What Does This Mean for Bitcoin?

A federal default very elegantly achieves one of the main real-world benefits of Bitcoin: it shrinks the state. Now, of course, the Fed will still siphon savings, but instead of handing that stolen money to government, it will be handing it to subsidized private borrowers. So the hustle remains, meaning Bitcoin remains imperative for protecting the people, but at least the stolen money isn’t funding wars and totalitarian mandates against the public.

As for individual Bitcoiners, a default is probably enormously price-boosting for Bitcoin. Partly because it’s chaos, and hedges like Bitcoin or gold like chaos, but because the Fed would almost certainly try to step in and make up for that “lost” GDP.

I’d guess the Fed tries to compensate for the entire $3 trillion, plowing it into anything with a price tag — mortgage-backed securities, corporate bonds, even equities. So money printing would probably actually increase — perhaps doubling on present trends.

This could make for some headline-grabbing inflation numbers, and considering Bitcoin is so responsive to inflation — my favorite metaphor is a tsunami up a canyon — this could make Bitcoin go up enormously.

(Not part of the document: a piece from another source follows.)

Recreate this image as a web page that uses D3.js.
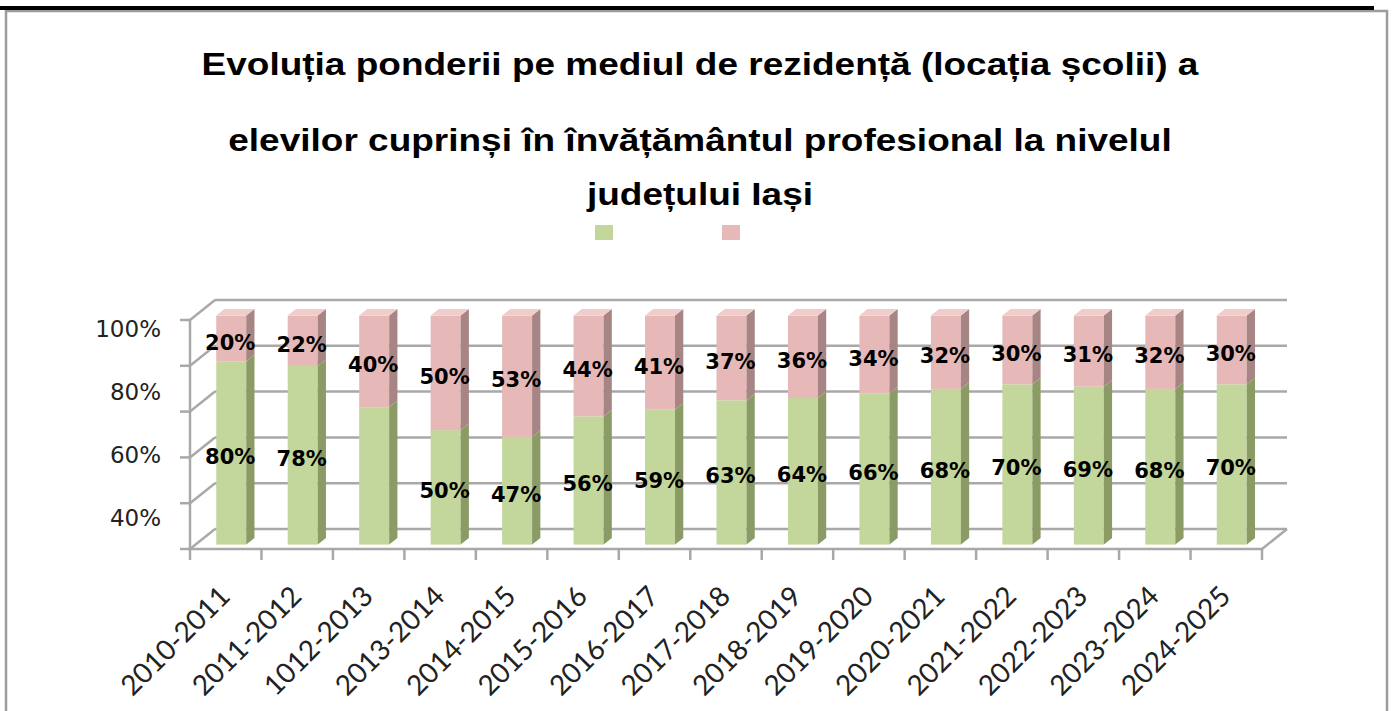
<!DOCTYPE html>
<html>
<head>
<meta charset="utf-8">
<title>Evolutia ponderii</title>
<script src="https://cdnjs.cloudflare.com/ajax/libs/d3/7.8.5/d3.min.js"></script>
<style>
	body { margin: 0; background: #fff; }
	svg { display: block; }
	.title { font-family: "Liberation Sans", Arial, sans-serif; font-weight: bold; font-size: 37px; fill: #000; }
	.ylab { font-family: "DejaVu Sans", Verdana, sans-serif; font-size: 23px; fill: #222; }
	.xlab { font-family: Lato, "Open Sans", sans-serif; font-size: 28px; fill: #222; }
	.dlab { font-family: "DejaVu Sans", Verdana, sans-serif; font-weight: bold; font-size: 21px; fill: #000; }
</style>
</head>
<body>
<svg width="1392" height="711"></svg>
<script>

// data
var categories = ["2010-2011", "2011-2012", "1012-2013", "2013-2014", "2014-2015", "2015-2016", "2016-2017",
	"2017-2018", "2018-2019", "2019-2020", "2020-2021", "2021-2022", "2022-2023", "2023-2024", "2024-2025"];
var share1 = [80, 78, 60, 50, 47, 56, 59, 63, 64, 66, 68, 70, 69, 68, 70];   // green, bottom
var share2 = [20, 22, 40, 50, 53, 44, 41, 37, 36, 34, 32, 30, 31, 32, 30];   // pink, top
var share1NoLabel = ["1012-2013"];   // the reference shows no label there
var gridValues = [0, 20, 40, 60, 80, 100];
var yTickLabels = [40, 60, 80, 100];
var titleLines = ["Evoluția ponderii pe mediul de rezidență (locația școlii) a",
	"elevilor cuprinși în învățământul profesional la nivelul",
	"județului Iași"];

var svg = d3.select("svg");

// frame
svg.append("rect").attr("x", 6).attr("y", 11).attr("width", 1381).attr("height", 720)
	.style("fill", "none").style("stroke", "#9c9c9c").style("stroke-width", 2.5);
svg.append("line").attr("x1", 0).attr("x2", 1374).attr("y1", 8).attr("y2", 8)
	.style("stroke", "#000").style("stroke-width", 4);

// title (glyphs in the picture are a bit flatter than the font)
var titleY = [75, 151, 205];
svg.selectAll(".title").data(titleLines).enter()
	.append("text").attr("class", "title")
	.attr("transform", function (d, i) { return "translate(700," + titleY[i] + ") scale(1,0.85)"; })
	.attr("text-anchor", "middle")
	.text(function (d) { return d; });

// legend (series have no names)
svg.selectAll(".leg").data(["#c3d69b", "#e6b9b8"]).enter()
	.append("rect")
	.attr("x", function (d, i) { return 595 + i * 127; })
	.attr("y", 225).attr("width", 18).attr("height", 15)
	.style("fill", function (d) { return d; });

// 3d-ish scales
var DX = 25, DY = -20;   // depth offset of back wall
var x = d3.scaleBand().domain(categories).range([190, 1262]);
var y = d3.scaleLinear().domain([0, 100]).range([549, 320]);
var yLab = d3.scaleLinear().domain([40, 100]).range([518, 329]);
var bw = x.bandwidth();
var barW = 30;
var z0 = 0.22, z1 = 0.55;

var grid = svg.append("g").style("stroke", "#a8a8a8").style("stroke-width", 2.5).style("fill", "none");

// back wall gridlines + left wall
gridValues.forEach(function (v) {
	grid.append("line")
		.attr("x1", 190 + DX).attr("x2", 1262 + DX)
		.attr("y1", y(v) + DY).attr("y2", y(v) + DY);
	grid.append("line")
		.attr("x1", 190).attr("x2", 190 + DX)
		.attr("y1", y(v)).attr("y2", y(v) + DY);
	grid.append("line")
		.attr("x1", 180).attr("x2", 190)
		.attr("y1", y(v)).attr("y2", y(v));
});
// front axis + floor
grid.append("line").attr("x1", 190).attr("x2", 190).attr("y1", y(0)).attr("y2", y(100));
grid.append("line").attr("x1", 188).attr("x2", 1262).attr("y1", y(0)).attr("y2", y(0));
grid.append("line").attr("x1", 1262).attr("x2", 1262 + DX).attr("y1", y(0)).attr("y2", y(0) + DY);
// category ticks
var tickX = categories.map(function (c) { return x(c); }).concat([x.range()[1]]);
grid.selectAll(".ct").data(tickX).enter()
	.append("line")
	.attr("x1", function (d) { return d; }).attr("x2", function (d) { return d; })
	.attr("y1", y(0)).attr("y2", y(0) + 11);

// bars
function box(g, c, v0, v1, cFront, cSide, cTop) {
	var xl = x(c) + (bw - barW) / 2 + z0 * DX;
	var xr = xl + barW;
	var yb = y(v0) + z0 * DY, yt = y(v1) + z0 * DY;
	var dx = (z1 - z0) * DX, dy = (z1 - z0) * DY;
	g.append("rect").attr("x", xl).attr("y", yt).attr("width", barW).attr("height", yb - yt)
		.style("fill", cFront);
	g.append("path")
		.attr("d", "M" + xr + "," + yb + "L" + (xr + dx) + "," + (yb + dy) + "L" + (xr + dx) + "," + (yt + dy) + "L" + xr + "," + yt + "Z")
		.style("fill", cSide);
	g.append("path")
		.attr("d", "M" + xl + "," + yt + "L" + xr + "," + yt + "L" + (xr + dx) + "," + (yt + dy) + "L" + (xl + dx) + "," + (yt + dy) + "Z")
		.style("fill", cTop);
	return { cx: (xl + xr) / 2, cy: (yb + yt) / 2 };
}

var bars = svg.append("g");
var labels = [];
categories.forEach(function (c, i) {
	var g = bars.append("g");
	var a = box(g, c, 0, share1[i], "#c3d69b", "#8a9b66", "#d3e2b4");
	var b = box(g, c, share1[i], share1[i] + share2[i], "#e6b9b8", "#a68584", "#f0cccb");
	if (share1NoLabel.indexOf(c) < 0) labels.push({ x: a.cx, y: a.cy, t: share1[i] + "%" });
	labels.push({ x: b.cx, y: b.cy, t: share2[i] + "%" });
});

svg.selectAll(".dlab").data(labels).enter()
	.append("text").attr("class", "dlab")
	.attr("x", function (d) { return d.x - 1; })
	.attr("y", function (d) { return d.y + 4; })
	.attr("text-anchor", "middle").attr("dominant-baseline", "central")
	.text(function (d) { return d.t; });

// y labels
svg.selectAll(".ylab").data(yTickLabels).enter()
	.append("text").attr("class", "ylab")
	.attr("x", 161).attr("y", function (d) { return yLab(d); })
	.attr("text-anchor", "end").attr("dominant-baseline", "central")
	.text(function (d) { return d + "%"; });

// x labels
svg.selectAll(".xlab").data(categories).enter()
	.append("text").attr("class", "xlab")
	.attr("text-anchor", "end")
	.attr("transform", function (d) { return "translate(" + (x(d) + bw / 2 + 6) + ",598) rotate(-45)"; })
	.text(function (d) { return d; });

</script>
</body>
</html>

So, in sum, with one weird trick we restore $3 trillion to the private sector, shore up Americans’ retirement savings and safety nets, and permanently reduce government’s ability to hog the resources we need to maintain prosperity. Indeed, if the default lasts, on current trends we’d be looking at perhaps $100 trillion going to our grandchildren.

Sadly, keep in mind all these wonderful things almost certainly won’t come to pass next week. In fact, they may not even get around to laying off the firemen. Most likely, they’ll make threats, the other side will cave amid media’s doomtalk, and we all get to move on to the next crisis.

Still, it’s worth keeping in mind what’s at stake here, what a glorious gift to future generations it would be if the government, for once, sat down and shut up. To be sure, central banks would still siphon trillions. But we’d be well on our way to at least fiscal sustainability. Not as good as going all the way to full Bitcoin adoption, to be sure, but a fantastic start.